Partituralis

The Violoncello

Il violoncello — the little big viol.

The orchestra’s baritone — the instrument whose voice most resembles our own, and which, perhaps for that reason, has been entrusted with more confessions than any other in the strings.

A pencil drawing of a violoncello shown beside its bow.

The instrument rests on a steel endpin between the player’s knees — its long body of spruce and maple shaped to project a baritone voice.

The violoncello is the instrument that, of all the orchestra, sings nearest to the human voice. Its compass spans from the chest of a bass to the head of a tenor; its bow draws warmth from four strings tuned in fifths; and its body — long enough to require an endpin and a player’s seated embrace — gives back a tone that has been called, more often than any other, noble.

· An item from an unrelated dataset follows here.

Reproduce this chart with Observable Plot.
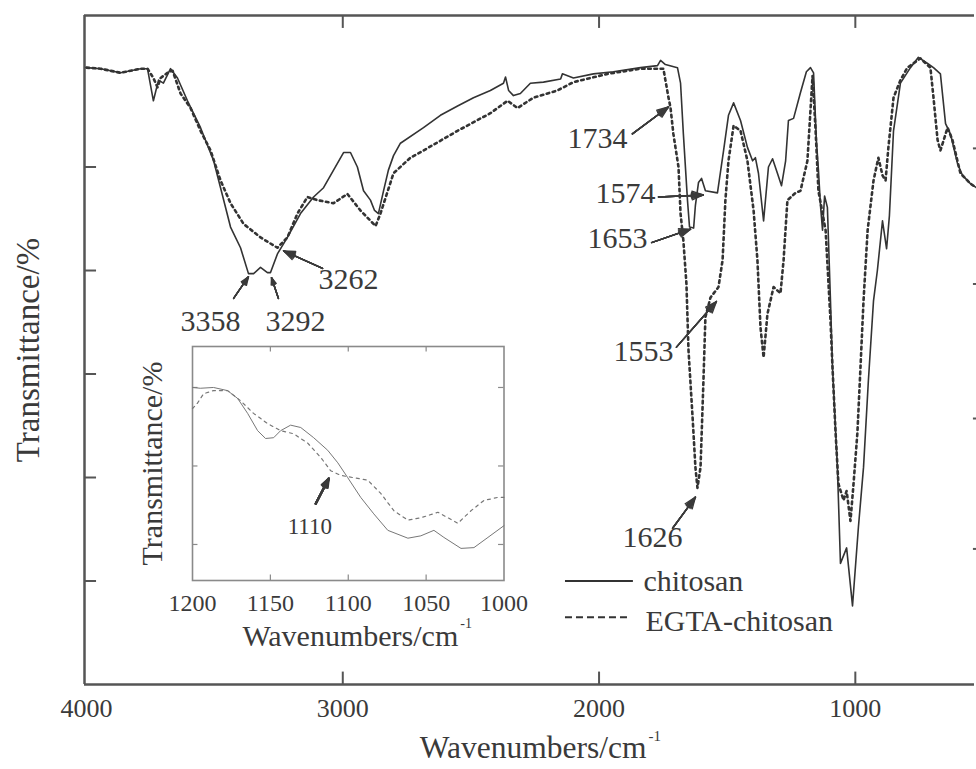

It is, in the strings, the great middle voice. Above it the violins flicker; below, the basses ground. The cello holds the centre — and is therefore asked, in the orchestra, to do almost everything: to sing the melody, to anchor the harmony, to drive a rhythm, to murmur a countersubject, to console. It is, after Bach, perhaps the most thoroughly explored solo instrument we possess.

Mechanism

The cello is built like a violin grown to four times its weight: a spruce belly, maple back and ribs, an ebony fingerboard, four strings tuned C₂ — G₂ — D₃ — A₃. Inside, a small spruce sound postcouples the two plates and carries vibration; a slender bass-bar runs beneath the lowest string. The bow — usually pernambuco, some 73 cm long and rather heavier than a violin’s — is held overhand, fingers flexible, the wrist quiet.

The endpin, an apparently humble steel rod, is the great quiet innovation of the late nineteenth century. Before it, the cello was gripped between the calves; after it, the player sits straight, the instrument tilted to meet the bow. Tone, projection, and stamina all improved at once.

Voice and Character

Pablo Casals, who knew the instrument as well as anyone in the last century, said only that he played the cello “to bring out what is in it.” The character he found there — and helped audiences hear — was confiding, gravely warm, and, in the upper register, oddly luminous. The cello does not project like a trumpet. It draws the listener forward.

It is also, in section, the orchestra’s most reliable rhetorician. A choir of cellos — six, eight, ten of them — bowing a slow line in unison is among the most stirring sounds the strings can make. Tchaikovsky knew this, and Wagner, and Mahler. The cellos rarely shout. When they speak together, they are usually heard.

“The cello is like a beautiful woman who has not grown older, but younger with time, more slender, more supple, more graceful.”

— Pablo Casals

Write for the cello as you would write for a singer. Give it air, give it line, and trust it to carry the meaning of what it is given.